Police forces 'may be overusing data gathering powers'
Police may be overusing their power to gather people's communications data, the Commissioner for Interception says.
In 2013, there were 514,608 requests - such as who owns a phone and who have they called - which Sir Anthony May said "has the feel of being too many".
But he clears UK intelligence agency GCHQ of breaking the law or any rules - an accusation levelled by US whistleblower Edward Snowden.
The home secretary said his report showed agencies were acting lawfully.
Sir Anthony said there was a need to investigate whether the desire by police and law enforcement to access data was being prioritised over people's privacy.
The conclusions are contained in his first annual report in his new role, which looks at data requests made in England, Wales, Scotland and Northern Ireland.
Prime Minister David Cameron said it showed "that public authorities do not engage in indiscriminate random mass intrusion".
One strand is "interception", when a warrant is issued for the full content of someone's communications to be listened into.
In this case there were 2,760 warrants in 2013 - a drop of 13% from the previous year. This was carried out by nine different agencies and resulted in 57 errors.
The second area is communications data - a much broader category.
This involves address and subscriber information relating to phone calls, such as what other numbers a phone was in contact with (but not what was said), who owns a phone and similar details about emails and computer IP addresses.
This is used much more broadly. In 2013, there were 514,608 requests (a drop from 2012, when there were 570,135). More than half were for subscriber information.
Police and other law enforcement bodies, such as the National Crime Agency, are the overwhelming consumers of this, accounting for 87.5% of requests.
A further 11.5% came from intelligence agencies (overwhelmingly from MI5, with 56,918 requests). Local authorities made up 0.3% and other bodies 0.5%.
In past years, there have been concerns over whether some bodies might be using these powers for areas not originally intended under the law - but the report says that less than half a per cent of requests were for purposes other than prevention and detection of crime or disorder, national security or preventing death or injury.
However, the commissioner does query whether there is too much reliance on this power, saying 514,608 requests is "a very large number".
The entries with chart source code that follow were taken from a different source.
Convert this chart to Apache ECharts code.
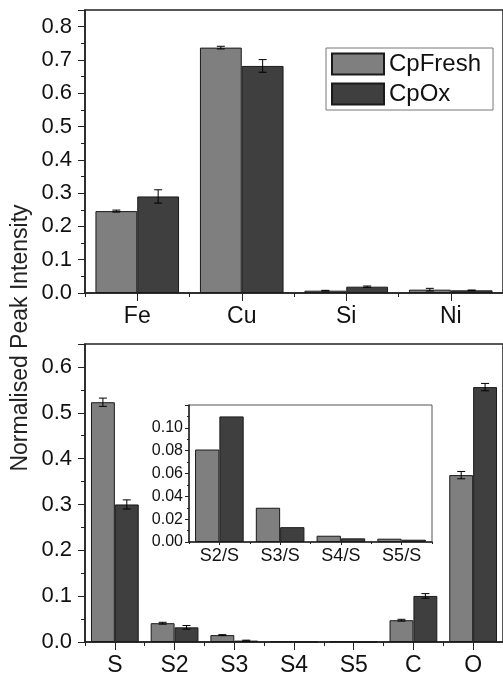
<!DOCTYPE html>
<html>
<head>
<meta charset="utf-8">
<script src="https://cdn.jsdelivr.net/npm/echarts@6/dist/echarts.min.js"></script>
<style>
  html, body { margin: 0; padding: 0; background: #fff; }
  #chart { width: 503px; height: 677px; }
</style>
</head>
<body>
<div id="chart"></div>
<script>
// top panel: metals
var metals = ['Fe', 'Cu', 'Si', 'Ni'];
var metalFresh = [0.246, 0.737, 0.007, 0.010];
var metalFreshErr = [0.003, 0.004, 0.001, 0.004];
var metalOx = [0.290, 0.682, 0.019, 0.008];
var metalOxErr = [0.020, 0.019, 0.002, 0.001];

// bottom panel: S, C, O peaks
var peaks = ['S', 'S2', 'S3', 'S4', 'S5', 'C', 'O'];
var peakFresh = [0.523, 0.041, 0.015, 0.002, 0.001, 0.0475, 0.364];
var peakFreshErr = [0.009, 0.002, 0.001, 0, 0, 0.002, 0.008];
var peakOx = [0.300, 0.032, 0.003, 0.0006, 0.0005, 0.1005, 0.556];
var peakOxErr = [0.010, 0.004, 0.001, 0, 0, 0.005, 0.008];

// inset: ratios to S
var ratios = ['S2/S', 'S3/S', 'S4/S', 'S5/S'];
var ratioFresh = [0.081, 0.030, 0.0055, 0.0029];
var ratioOx = [0.110, 0.013, 0.0032, 0.0020];

var FONT = '"Liberation Sans", Arial, sans-serif';
var INK = '#111';
var FRESH = '#7f7f7f';
var OX = '#3f3f3f';

var chart = echarts.init(document.getElementById('chart'));

function errorBars(idx, vals, errs, side)
{
    return {
	type: 'custom',
	xAxisIndex: idx,
	yAxisIndex: idx,
	z: 10,
	silent: true,
	data: vals.map((v, i) => [i, v, errs[i]]),
	renderItem: function (params, api) {
	    var x = api.value(0), v = api.value(1), e = api.value(2);
	    if (!e) return null;
	    var band = api.size([1, 0])[0];
	    var cx = api.coord([x, v])[0] + side * band * 0.2;
	    var top = api.coord([x, v + e])[1];
	    var bot = api.coord([x, v - e])[1];
	    var st = {stroke: '#000', lineWidth: 1};
	    return {
		type: 'group',
		children: [
		    {type: 'line', shape: {x1: cx, y1: top, x2: cx, y2: bot}, style: st},
		    {type: 'line', shape: {x1: cx - 4, y1: top, x2: cx + 4, y2: top}, style: st},
		    {type: 'line', shape: {x1: cx - 4, y1: bot, x2: cx + 4, y2: bot}, style: st}
		]
	    };
	}
    };
}

function bar(name, idx, data, color)
{
    return {
	name: name,
	type: 'bar',
	xAxisIndex: idx,
	yAxisIndex: idx,
	data: data,
	barGap: '0%',
	barCategoryGap: '20%',
	itemStyle: {color: color, borderColor: '#1a1a1a', borderWidth: 1}
    };
}

function yAxis(idx, max, interval, digits, fs, tickLen, margin)
{
    return {
	type: 'value',
	gridIndex: idx,
	min: 0,
	max: max,
	interval: interval,
	splitLine: {show: false},
	axisLine: {show: true, lineStyle: {color: '#222', width: 1.5}},
	axisTick: {show: true, length: tickLen, lineStyle: {color: '#222'}},
	minorTick: {show: true, splitNumber: 2, length: Math.round(tickLen * 0.5), lineStyle: {color: '#222'}},
	axisLabel: {
	    showMaxLabel: false,
	    margin: margin,
	    color: INK,
	    fontFamily: FONT,
	    fontSize: fs,
	    formatter: (v) => v.toFixed(digits)
	}
    };
}

// boundary ticks are the short ones
function xAxis(idx, cats, fs, margin, tickLen)
{
    return {
	type: 'category',
	gridIndex: idx,
	data: cats,
	axisLine: {show: true, lineStyle: {color: '#222', width: 1.5}},
	axisTick: {show: true, length: tickLen, lineStyle: {color: '#222'}},
	axisLabel: {color: INK, fontFamily: FONT, fontSize: fs, margin: margin}
    };
}

// second category axis only for the longer ticks under each label
function centreTicks(idx, cats, tickLen)
{
    return {
	type: 'category',
	gridIndex: idx,
	data: cats,
	position: 'bottom',
	axisLine: {show: false},
	axisLabel: {show: false},
	axisTick: {show: true, alignWithLabel: true, length: tickLen, lineStyle: {color: '#222'}}
    };
}

chart.setOption({
    animation: false,
    backgroundColor: '#fff',
    grid: [
	{left: 85, top: 10, right: -6, height: 283, show: true, borderColor: '#222', borderWidth: 1.5},
	{left: 85, top: 344, right: -8, height: 300, show: true, borderColor: '#222', borderWidth: 1.5},
	{left: 189, top: 405, width: 243, height: 137, show: true, borderColor: '#555', borderWidth: 1}
    ],
    legend: {
	data: ['CpFresh', 'CpOx'],
	orient: 'vertical',
	left: 326,
	top: 48,
	icon: 'rect',
	itemWidth: 52,
	itemHeight: 21,
	itemGap: 6,
	padding: [4, 12, 4, 5],
	borderColor: '#777',
	borderWidth: 1,
	textStyle: {fontFamily: FONT, fontSize: 24, color: INK, lineHeight: 23}
    },
    xAxis: [
	xAxis(0, metals, 23, 12, 4),
	xAxis(1, peaks, 23, 12, 4),
	xAxis(2, ratios, 18, 5, 2),
	centreTicks(0, metals, 8),
	centreTicks(1, peaks, 8),
	centreTicks(2, ratios, 3)
    ],
    yAxis: [
	yAxis(0, 0.85, 0.1, 1, 22, 7, 13),
	yAxis(1, 0.65, 0.1, 1, 22, 7, 13),
	yAxis(2, 0.12, 0.02, 2, 16, 4, 6)
    ],
    graphic: [{
	type: 'text',
	x: 21,
	y: 338,
	rotation: Math.PI / 2,
	style: {
	    text: 'Normalised Peak Intensity',
	    fontFamily: FONT,
	    fontSize: 23,
	    fill: '#222',
	    align: 'center',
	    verticalAlign: 'middle'
	}
    }],
    series: [
	bar('CpFresh', 0, metalFresh, FRESH),
	bar('CpOx', 0, metalOx, OX),
	errorBars(0, metalFresh, metalFreshErr, -1),
	errorBars(0, metalOx, metalOxErr, 1),
	bar('CpFresh', 1, peakFresh, FRESH),
	bar('CpOx', 1, peakOx, OX),
	errorBars(1, peakFresh, peakFreshErr, -1),
	errorBars(1, peakOx, peakOxErr, 1),
	bar('CpFresh', 2, ratioFresh, FRESH),
	bar('CpOx', 2, ratioOx, OX)
    ]
});
</script>
</body>
</html>
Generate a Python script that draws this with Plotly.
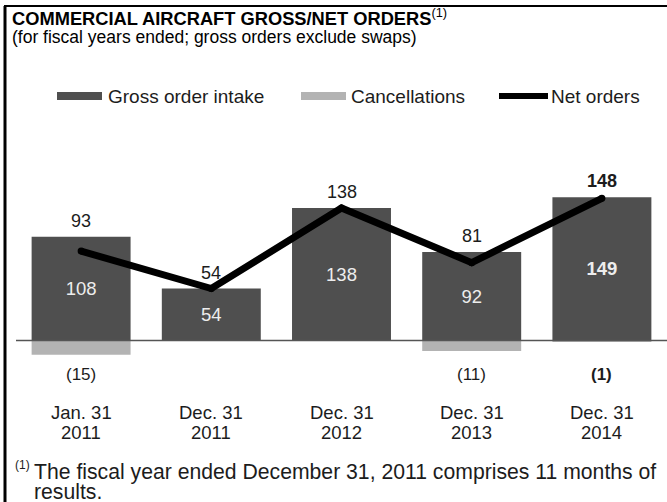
import plotly.graph_objects as go

# Fiscal periods (category keys) and their two-line tick labels
periods = ["Jan. 31 2011", "Dec. 31 2011", "Dec. 31 2012", "Dec. 31 2013", "Dec. 31 2014"]
period_day = ["Jan. 31", "Dec. 31", "Dec. 31", "Dec. 31", "Dec. 31"]
period_year = ["2011", "2011", "2012", "2013", "2014"]

# Orders (number of aircraft)
gross_orders = [108, 54, 138, 92, 149]
cancellations = [-15, 0, 0, -11, -1]
net_orders = [93, 54, 138, 81, 148]

W, H = 667, 502
FONT = "Liberation Sans, Arial, sans-serif"
INK = "#1c1c1c"
DARK = "#4f4f4f"
LIGHT = "#b3b3b3"


def px(x):
    """Pixel x -> paper x."""
    return x / W


def py(y):
    """Pixel y (from top) -> paper y."""
    return 1 - y / H


def bold_last(values, fmt="{}"):
    out = [fmt.format(v) for v in values]
    out[-1] = "<b>" + out[-1] + "</b>"
    return out


fig = go.Figure()

fig.add_trace(go.Bar(
    x=periods, y=gross_orders, name="Gross order intake",
    marker=dict(color=DARK, line=dict(width=0)), width=0.76,
    text=bold_last(gross_orders), textposition="inside",
    insidetextanchor="middle", textangle=0,
    textfont=dict(family=FONT, size=18.5, color="#ededed"),
    showlegend=False, hoverinfo="skip",
))
fig.add_trace(go.Bar(
    x=periods, y=cancellations, name="Cancellations",
    marker=dict(color=LIGHT, line=dict(width=0)), width=0.76,
    showlegend=False, hoverinfo="skip",
))
fig.add_trace(go.Scatter(
    x=periods, y=net_orders, name="Net orders", mode="lines+markers",
    line=dict(color="black", width=7),
    marker=dict(color="black", size=7),
    showlegend=False, hoverinfo="skip",
))

annotations = []

# Net order values above each column
net_text = bold_last(net_orders)
for p, g, n, t in zip(periods, gross_orders, net_orders, net_text):
    annotations.append(dict(
        x=p, y=max(g, n), xref="x", yref="y", text=t, showarrow=False,
        yanchor="middle", yshift=16, font=dict(family=FONT, size=18, color=INK),
    ))

# Cancellation values below the baseline
cancel_text = ["" if c == 0 else "({})".format(-c) for c in cancellations]
cancel_text[-1] = "<b>" + cancel_text[-1] + "</b>" if cancel_text[-1] else ""
for p, t in zip(periods, cancel_text):
    if t:
        annotations.append(dict(
            x=p, y=0, xref="x", yref="y", text=t, showarrow=False,
            yanchor="middle", yshift=-34, font=dict(family=FONT, size=17, color=INK),
        ))

# Two-line period labels
for p, d, yr in zip(periods, period_day, period_year):
    annotations.append(dict(x=p, y=py(412), xref="x", yref="paper", text=d,
                            showarrow=False, yanchor="middle",
                            font=dict(family=FONT, size=18.5, color=INK)))
    annotations.append(dict(x=p, y=py(432), xref="x", yref="paper", text=yr,
                            showarrow=False, yanchor="middle",
                            font=dict(family=FONT, size=18.5, color=INK)))

# Title and subtitle
annotations.append(dict(
    x=px(10), y=py(17), xref="paper", yref="paper", xanchor="left", yanchor="middle",
    text="<b>COMMERCIAL AIRCRAFT GROSS/NET ORDERS</b><sup>(1)</sup>", showarrow=False,
    font=dict(family=FONT, size=18.3, color="black"),
))
annotations.append(dict(
    x=px(10), y=py(37), xref="paper", yref="paper", xanchor="left", yanchor="middle",
    text="(for fiscal years ended; gross orders exclude swaps)", showarrow=False,
    font=dict(family=FONT, size=17.5, color="black"),
))

# Legend
legend_y = 96
annotations += [
    dict(x=px(106), y=py(legend_y), xref="paper", yref="paper", xanchor="left",
         yanchor="middle", text="Gross order intake", showarrow=False,
         font=dict(family=FONT, size=19, color=INK)),
    dict(x=px(349), y=py(legend_y), xref="paper", yref="paper", xanchor="left",
         yanchor="middle", text="Cancellations", showarrow=False,
         font=dict(family=FONT, size=19, color=INK)),
    dict(x=px(549), y=py(legend_y), xref="paper", yref="paper", xanchor="left",
         yanchor="middle", text="Net orders", showarrow=False,
         font=dict(family=FONT, size=19, color=INK)),
]

# Footnote
annotations += [
    dict(x=px(13), y=py(465), xref="paper", yref="paper", xanchor="left",
         yanchor="middle", text="(1)", showarrow=False,
         font=dict(family=FONT, size=12, color=INK)),
    dict(x=px(32), y=py(472), xref="paper", yref="paper", xanchor="left",
         yanchor="middle",
         text="The fiscal year ended December 31, 2011 comprises 11 months of",
         showarrow=False, font=dict(family=FONT, size=21.2, color=INK)),
    dict(x=px(32), y=py(491), xref="paper", yref="paper", xanchor="left",
         yanchor="middle", text="results.", showarrow=False,
         font=dict(family=FONT, size=21.2, color=INK)),
]

shapes = [
    # Baseline
    dict(type="line", xref="x domain", yref="y", x0=0, x1=1, y0=0, y1=0,
         line=dict(color="#555555", width=1.5), layer="above"),
    # Frame (left and top edges)
    dict(type="line", xref="paper", yref="paper", x0=px(5), x1=px(5), y0=py(6), y1=0,
         line=dict(color="black", width=3)),
    dict(type="line", xref="paper", yref="paper", x0=px(4), x1=1, y0=py(6), y1=py(6),
         line=dict(color="black", width=2)),
    # Legend swatches
    dict(type="rect", xref="paper", yref="paper", x0=px(57), x1=px(102),
         y0=py(100), y1=py(92), fillcolor=DARK, line=dict(width=0)),
    dict(type="rect", xref="paper", yref="paper", x0=px(301), x1=px(346),
         y0=py(100), y1=py(92), fillcolor=LIGHT, line=dict(width=0)),
    dict(type="line", xref="paper", yref="paper", x0=px(499), x1=px(548),
         y0=py(96), y1=py(96), line=dict(color="black", width=6)),
]

fig.update_layout(
    width=W, height=H,
    margin=dict(l=0, r=0, t=0, b=0),
    paper_bgcolor="white", plot_bgcolor="white",
    barmode="relative", bargap=0.24,
    showlegend=False,
    xaxis=dict(domain=[px(16), 1], range=[-0.5, 4.5], type="category",
               categoryorder="array", categoryarray=periods,
               showticklabels=False, showgrid=False, zeroline=False,
               showline=False, ticks=""),
    yaxis=dict(domain=[py(398), py(158)], range=[-60, 190], visible=False,
               showgrid=False, zeroline=False),
    annotations=annotations,
    shapes=shapes,
    uniformtext=dict(minsize=8, mode="show"),
)

fig.write_html("out.html")
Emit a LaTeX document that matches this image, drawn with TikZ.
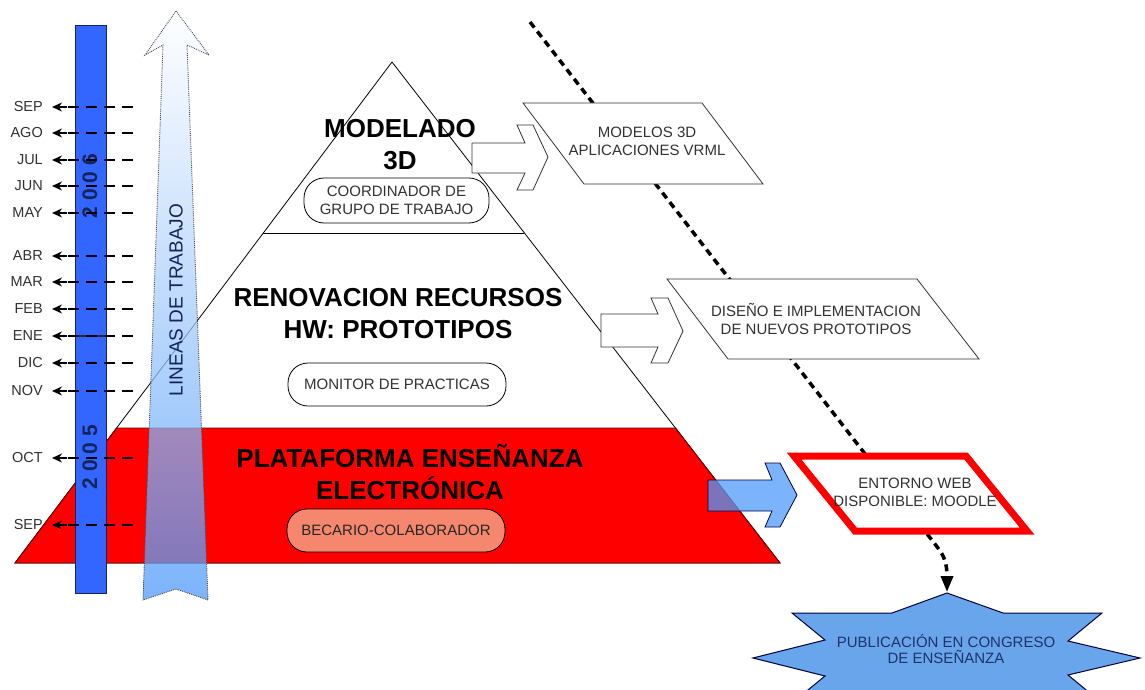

He told the BBC: "It really does require to be investigated whether there may not be an institutional over-emphasis in police forces on progressing their criminal investigations and an institutional under-emphasis on the privacy side of it."
There were 970 errors - some of which were serious. For instance, when the police were trying to attend someone who might be attempting suicide or might be a victim of crime and went to the wrong address initially based on the communications data.
In two cases, warrants were executed at the homes of innocent people.
It is also clear that certain police forces use the power much more than others proportionate to their population.
Similarly, although the overall volume is much lower, there are wide variations in use by councils, with 121 not using it at all and others, such as Southampton, York and Birmingham city councils and the London boroughs of Bromley and Enfield, using it 80 or more times.
But on the issue of whether there is mass surveillance - a claim made on the basis of documents provided by US whistleblower Edward Snowden - the commissioner essentially gives Britain, and particularly GCHQ, a clean bill of health.
"I can assure anyone who is not associated with terrorists or serious criminals that the agencies have no interest whatever in examining their private communications and for practical purposes do not do so," he said.
Sir Anthony acknowledged there were legitimate concerns that need to addressed, but said he believed the current legal framework - the Regulation of Investigatory Powers Act 2000 - was broadly fit for purpose and being used correctly.
He found that even though so-called "general warrants" provide for large-scale collection of material, this was primarily focused on foreign traffic, and GCHQ could not indiscriminately trawl through it.
As a result, he said, there was no "sentient" intrusion into the private affairs of UK citizens - in others words, by a person rather than in automated fashion by a computer.
He also said he had found no evidence that GCHQ was circumventing the law by getting material from the US that it did not have the power to access itself.
Home Secretary Theresa May said the report "makes clear the intelligence agencies, law enforcement agencies and other public authorities operate lawfully, conscientiously and in the national interest".
Foreign Secretary William Hague, the minister responsible for GCHQ, said: "A senior and fully independent judge has looked in detail at whether the interception agencies 'misuse their powers to engage in random mass intrusion into the private affairs of law abiding UK citizens'.
"He has concluded that the answer is 'emphatically no'.
"We are open to suggestions to strengthen the oversight framework even further and make it as transparent as possible without putting security at risk."